◆ **DATASET EXTRACT**:
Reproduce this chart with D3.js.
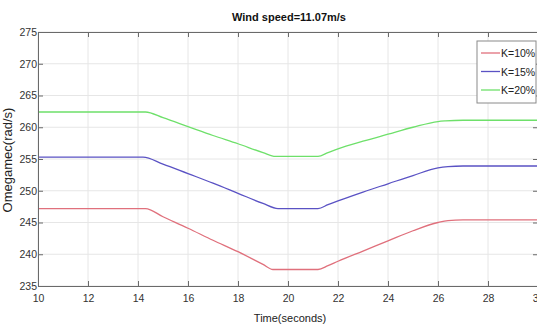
<!DOCTYPE html>
<html>
<head>
<meta charset="utf-8">
<script src="https://cdn.jsdelivr.net/npm/d3@7"></script>
<style>
  body { margin: 0; background: #fff; }
  text { font-family: "Liberation Sans Narrow", "Arial Narrow", "Liberation Sans", sans-serif; }
</style>
</head>
<body>
<div id="chart"></div>
<script>
// data
const timeK10 = [10, 14.3, 15, 16, 17, 18, 19, 19.4, 21.2, 21.6, 22, 23, 24, 25, 26, 26.4, 27, 28, 30];
const valK10 = [247.2, 247.2, 245.9, 244.1, 242.2, 240.4, 238.4, 237.6, 237.6, 238.2, 238.9, 240.5, 242.1, 243.7, 245.0, 245.3, 245.4, 245.4, 245.4];
const timeK15 = [10, 14.2, 15, 16, 17, 18, 19, 19.6, 21.2, 21.6, 22, 23, 24, 25, 26, 26.4, 27, 28, 30];
const valK15 = [255.3, 255.3, 254.2, 252.7, 251.2, 249.6, 248.0, 247.2, 247.2, 247.8, 248.4, 249.8, 251.1, 252.4, 253.6, 253.8, 253.9, 253.9, 253.9];
const timeK20 = [10, 14.3, 15, 16, 17, 18, 19, 19.5, 21.2, 21.6, 22, 23, 24, 25, 26, 26.3, 27, 28, 30];
const valK20 = [262.4, 262.4, 261.5, 260.1, 258.7, 257.4, 256.0, 255.4, 255.4, 256.0, 256.6, 257.8, 258.9, 260.0, 260.9, 261.0, 261.1, 261.1, 261.1];
const seriesNames = ["K=10%", "K=15%", "K=20%"];
const seriesColors = ["#e0707c", "#5a52c4", "#6ee06a"];
const xTicks = [10, 12, 14, 16, 18, 20, 22, 24, 26, 28, 30];
const yTicks = [235, 240, 245, 250, 255, 260, 265, 270, 275];

const W = 537, H = 329;
const m = { left: 38, top: 32, right: 538, bottom: 286 };

const svg = d3.select('#chart').append('svg').attr('width', W).attr('height', H);
const x = d3.scaleLinear().domain([10, 30]).range([m.left, m.right]);
const y = d3.scaleLinear().domain([235, 275]).range([m.bottom, m.top]);

// grid
const grid = svg.append('g');
xTicks.forEach(t => grid.append('line').attr('x1', x(t)).attr('x2', x(t)).attr('y1', m.top).attr('y2', m.bottom)
  .attr('stroke', '#e6e6e6').attr('stroke-width', 1));
yTicks.forEach(t => grid.append('line').attr('x1', m.left).attr('x2', m.right).attr('y1', y(t)).attr('y2', y(t))
  .attr('stroke', '#e6e6e6').attr('stroke-width', 1));

// lines
const series = [[timeK10, valK10], [timeK15, valK15], [timeK20, valK20]];
const line = d3.line().x(d => x(d[0])).y(d => y(d[1])).curve(d3.curveMonotoneX);
series.forEach((s, i) => {
  const pts = s[0].map((t, j) => [t, s[1][j]]);
  svg.append('path').datum(pts).attr('d', line).attr('fill', 'none')
    .attr('stroke', seriesColors[i]).attr('stroke-width', 1.3);
});

// axes (MATLAB style box with inward ticks)
const axColor = '#6a6a6a';
const xb = svg.append('g').attr('transform', `translate(0,${m.bottom})`)
  .call(d3.axisBottom(x).tickValues(xTicks).tickSize(-5).tickPadding(9).tickFormat(d3.format('d')));
const xt = svg.append('g').attr('transform', `translate(0,${m.top})`)
  .call(d3.axisTop(x).tickValues(xTicks).tickSize(-5).tickFormat(''));
const yl = svg.append('g').attr('transform', `translate(${m.left},0)`)
  .call(d3.axisLeft(y).tickValues(yTicks).tickSize(-5).tickPadding(4).tickFormat(d3.format('d')));
const yr = svg.append('g').attr('transform', `translate(${m.right},0)`)
  .call(d3.axisRight(y).tickValues(yTicks).tickSize(-5).tickFormat(''));
[xb, xt, yl, yr].forEach(g => {
  g.selectAll('path').attr('stroke', axColor);
  g.selectAll('line').attr('stroke', axColor);
  g.selectAll('text').attr('fill', '#333').style('font-size', '10.5px');
});
yl.selectAll('text').attr('dx', '3');

// title and labels
svg.append('text').text('Wind speed=11.07m/s').attr('x', 289).attr('y', 21)
  .attr('text-anchor', 'middle').style('font-size', '11px').style('font-weight', 'bold').attr('fill', '#111');
svg.append('text').text('Time(seconds)').attr('x', 290).attr('y', 322)
  .attr('text-anchor', 'middle').style('font-size', '11px').attr('fill', '#222');
svg.append('text').text('Omegamec(rad/s)').attr('transform', 'translate(12,160) rotate(-90)')
  .attr('text-anchor', 'middle').style('font-size', '13px').attr('fill', '#222');

// legend
const lg = svg.append('g');
lg.append('rect').attr('x', 477).attr('y', 41).attr('width', 59).attr('height', 62)
  .attr('fill', '#fff').attr('stroke', '#8a8a8a').attr('stroke-width', 1);
seriesNames.forEach((n, i) => {
  const ly = 53 + i * 18.5;
  lg.append('line').attr('x1', 481).attr('x2', 500).attr('y1', ly).attr('y2', ly)
    .attr('stroke', seriesColors[i]).attr('stroke-width', 1.3);
  lg.append('text').text(n).attr('x', 501).attr('y', ly + 4)
    .style('font-size', '10.5px').attr('fill', '#222');
});
</script>
</body>
</html>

◆ **PROBLEM DESCRIPTION**:
Make an exact copy of the lines from the top of the material through the line with "538, bottom: 286", pictures excluded.

◆ **WRITTEN RESPONSE**:
Reproduce this chart with D3.js.
<!DOCTYPE html>
<html>
<head>
<meta charset="utf-8">
<script src="https://cdn.jsdelivr.net/npm/d3@7"></script>
<style>
  body { margin: 0; background: #fff; }
  text { font-family: "Liberation Sans Narrow", "Arial Narrow", "Liberation Sans", sans-serif; }
</style>
</head>
<body>
<div id="chart"></div>
<script>
// data
const timeK10 = [10, 14.3, 15, 16, 17, 18, 19, 19.4, 21.2, 21.6, 22, 23, 24, 25, 26, 26.4, 27, 28, 30];
const valK10 = [247.2, 247.2, 245.9, 244.1, 242.2, 240.4, 238.4, 237.6, 237.6, 238.2, 238.9, 240.5, 242.1, 243.7, 245.0, 245.3, 245.4, 245.4, 245.4];
const timeK15 = [10, 14.2, 15, 16, 17, 18, 19, 19.6, 21.2, 21.6, 22, 23, 24, 25, 26, 26.4, 27, 28, 30];
const valK15 = [255.3, 255.3, 254.2, 252.7, 251.2, 249.6, 248.0, 247.2, 247.2, 247.8, 248.4, 249.8, 251.1, 252.4, 253.6, 253.8, 253.9, 253.9, 253.9];
const timeK20 = [10, 14.3, 15, 16, 17, 18, 19, 19.5, 21.2, 21.6, 22, 23, 24, 25, 26, 26.3, 27, 28, 30];
const valK20 = [262.4, 262.4, 261.5, 260.1, 258.7, 257.4, 256.0, 255.4, 255.4, 256.0, 256.6, 257.8, 258.9, 260.0, 260.9, 261.0, 261.1, 261.1, 261.1];
const seriesNames = ["K=10%", "K=15%", "K=20%"];
const seriesColors = ["#e0707c", "#5a52c4", "#6ee06a"];
const xTicks = [10, 12, 14, 16, 18, 20, 22, 24, 26, 28, 30];
const yTicks = [235, 240, 245, 250, 255, 260, 265, 270, 275];

const W = 537, H = 329;
const m = { left: 38, top: 32, right: 538, bottom: 286 };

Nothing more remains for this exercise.